>> start

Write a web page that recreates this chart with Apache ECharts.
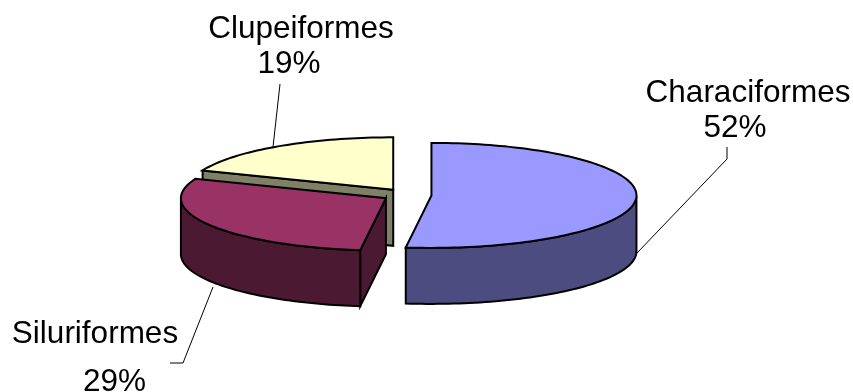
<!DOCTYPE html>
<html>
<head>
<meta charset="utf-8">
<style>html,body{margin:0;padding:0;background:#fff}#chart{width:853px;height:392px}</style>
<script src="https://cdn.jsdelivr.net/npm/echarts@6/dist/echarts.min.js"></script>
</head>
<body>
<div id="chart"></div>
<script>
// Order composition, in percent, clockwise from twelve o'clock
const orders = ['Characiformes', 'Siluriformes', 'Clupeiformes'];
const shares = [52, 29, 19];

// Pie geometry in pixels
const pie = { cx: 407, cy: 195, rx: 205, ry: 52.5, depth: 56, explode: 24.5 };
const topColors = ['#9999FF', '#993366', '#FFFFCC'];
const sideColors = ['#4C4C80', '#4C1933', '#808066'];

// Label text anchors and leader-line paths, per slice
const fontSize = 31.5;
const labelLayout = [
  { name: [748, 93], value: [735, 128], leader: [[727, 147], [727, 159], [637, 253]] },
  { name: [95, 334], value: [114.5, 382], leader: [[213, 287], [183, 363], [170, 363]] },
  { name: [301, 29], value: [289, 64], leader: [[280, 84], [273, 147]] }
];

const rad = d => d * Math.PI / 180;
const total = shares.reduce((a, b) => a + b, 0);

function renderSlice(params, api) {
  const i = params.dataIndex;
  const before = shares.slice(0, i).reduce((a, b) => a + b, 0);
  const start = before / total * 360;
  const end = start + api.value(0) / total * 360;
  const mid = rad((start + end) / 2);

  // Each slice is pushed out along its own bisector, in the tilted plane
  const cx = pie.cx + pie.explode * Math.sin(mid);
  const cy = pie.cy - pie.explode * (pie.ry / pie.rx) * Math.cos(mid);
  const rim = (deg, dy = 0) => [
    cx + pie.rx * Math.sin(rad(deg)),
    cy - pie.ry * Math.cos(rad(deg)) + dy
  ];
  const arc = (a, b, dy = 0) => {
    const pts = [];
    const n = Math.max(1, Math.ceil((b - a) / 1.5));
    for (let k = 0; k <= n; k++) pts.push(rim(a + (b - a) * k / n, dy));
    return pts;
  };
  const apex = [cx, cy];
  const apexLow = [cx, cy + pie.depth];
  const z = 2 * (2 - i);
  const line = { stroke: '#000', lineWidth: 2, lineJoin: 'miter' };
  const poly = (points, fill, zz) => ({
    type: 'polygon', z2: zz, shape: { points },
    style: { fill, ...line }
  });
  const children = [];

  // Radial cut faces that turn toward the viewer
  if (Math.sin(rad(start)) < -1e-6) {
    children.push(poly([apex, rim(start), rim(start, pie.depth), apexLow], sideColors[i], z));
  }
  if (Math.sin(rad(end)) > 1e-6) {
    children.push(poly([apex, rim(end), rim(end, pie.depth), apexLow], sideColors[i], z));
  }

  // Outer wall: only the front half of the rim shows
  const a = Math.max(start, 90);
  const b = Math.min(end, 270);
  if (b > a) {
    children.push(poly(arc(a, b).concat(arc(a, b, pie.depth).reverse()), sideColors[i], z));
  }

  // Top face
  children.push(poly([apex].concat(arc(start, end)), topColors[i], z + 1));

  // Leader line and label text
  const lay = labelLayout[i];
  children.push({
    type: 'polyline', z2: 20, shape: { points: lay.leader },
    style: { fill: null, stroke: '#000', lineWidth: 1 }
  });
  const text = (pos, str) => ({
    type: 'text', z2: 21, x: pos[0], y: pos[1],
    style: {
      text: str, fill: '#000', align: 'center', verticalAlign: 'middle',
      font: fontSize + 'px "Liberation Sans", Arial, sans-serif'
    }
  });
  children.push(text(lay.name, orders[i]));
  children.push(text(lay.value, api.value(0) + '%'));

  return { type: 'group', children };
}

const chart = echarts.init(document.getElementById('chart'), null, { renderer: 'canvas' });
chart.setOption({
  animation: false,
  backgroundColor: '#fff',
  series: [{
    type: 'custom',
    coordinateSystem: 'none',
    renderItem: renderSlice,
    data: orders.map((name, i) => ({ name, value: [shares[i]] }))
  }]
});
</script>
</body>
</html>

>> end

* _Problem requirements_: Reproduce the whole listing exactly, but not the images in it.

* _Result_:
Write a web page that recreates this chart with Apache ECharts.
<!DOCTYPE html>
<html>
<head>
<meta charset="utf-8">
<style>html,body{margin:0;padding:0;background:#fff}#chart{width:853px;height:392px}</style>
<script src="https://cdn.jsdelivr.net/npm/echarts@6/dist/echarts.min.js"></script>
</head>
<body>
<div id="chart"></div>
<script>
// Order composition, in percent, clockwise from twelve o'clock
const orders = ['Characiformes', 'Siluriformes', 'Clupeiformes'];
const shares = [52, 29, 19];

// Pie geometry in pixels
const pie = { cx: 407, cy: 195, rx: 205, ry: 52.5, depth: 56, explode: 24.5 };
const topColors = ['#9999FF', '#993366', '#FFFFCC'];
const sideColors = ['#4C4C80', '#4C1933', '#808066'];

// Label text anchors and leader-line paths, per slice
const fontSize = 31.5;
const labelLayout = [
  { name: [748, 93], value: [735, 128], leader: [[727, 147], [727, 159], [637, 253]] },
  { name: [95, 334], value: [114.5, 382], leader: [[213, 287], [183, 363], [170, 363]] },
  { name: [301, 29], value: [289, 64], leader: [[280, 84], [273, 147]] }
];

const rad = d => d * Math.PI / 180;
const total = shares.reduce((a, b) => a + b, 0);

function renderSlice(params, api) {
  const i = params.dataIndex;
  const before = shares.slice(0, i).reduce((a, b) => a + b, 0);
  const start = before / total * 360;
  const end = start + api.value(0) / total * 360;
  const mid = rad((start + end) / 2);

  // Each slice is pushed out along its own bisector, in the tilted plane
  const cx = pie.cx + pie.explode * Math.sin(mid);
  const cy = pie.cy - pie.explode * (pie.ry / pie.rx) * Math.cos(mid);
  const rim = (deg, dy = 0) => [
    cx + pie.rx * Math.sin(rad(deg)),
    cy - pie.ry * Math.cos(rad(deg)) + dy
  ];
  const arc = (a, b, dy = 0) => {
    const pts = [];
    const n = Math.max(1, Math.ceil((b - a) / 1.5));
    for (let k = 0; k <= n; k++) pts.push(rim(a + (b - a) * k / n, dy));
    return pts;
  };
  const apex = [cx, cy];
  const apexLow = [cx, cy + pie.depth];
  const z = 2 * (2 - i);
  const line = { stroke: '#000', lineWidth: 2, lineJoin: 'miter' };
  const poly = (points, fill, zz) => ({
    type: 'polygon', z2: zz, shape: { points },
    style: { fill, ...line }
  });
  const children = [];

  // Radial cut faces that turn toward the viewer
  if (Math.sin(rad(start)) < -1e-6) {
    children.push(poly([apex, rim(start), rim(start, pie.depth), apexLow], sideColors[i], z));
  }
  if (Math.sin(rad(end)) > 1e-6) {
    children.push(poly([apex, rim(end), rim(end, pie.depth), apexLow], sideColors[i], z));
  }

  // Outer wall: only the front half of the rim shows
  const a = Math.max(start, 90);
  const b = Math.min(end, 270);
  if (b > a) {
    children.push(poly(arc(a, b).concat(arc(a, b, pie.depth).reverse()), sideColors[i], z));
  }

  // Top face
  children.push(poly([apex].concat(arc(start, end)), topColors[i], z + 1));

  // Leader line and label text
  const lay = labelLayout[i];
  children.push({
    type: 'polyline', z2: 20, shape: { points: lay.leader },
    style: { fill: null, stroke: '#000', lineWidth: 1 }
  });
  const text = (pos, str) => ({
    type: 'text', z2: 21, x: pos[0], y: pos[1],
    style: {
      text: str, fill: '#000', align: 'center', verticalAlign: 'middle',
      font: fontSize + 'px "Liberation Sans", Arial, sans-serif'
    }
  });
  children.push(text(lay.name, orders[i]));
  children.push(text(lay.value, api.value(0) + '%'));

  return { type: 'group', children };
}

const chart = echarts.init(document.getElementById('chart'), null, { renderer: 'canvas' });
chart.setOption({
  animation: false,
  backgroundColor: '#fff',
  series: [{
    type: 'custom',
    coordinateSystem: 'none',
    renderItem: renderSlice,
    data: orders.map((name, i) => ({ name, value: [shares[i]] }))
  }]
});
</script>
</body>
</html>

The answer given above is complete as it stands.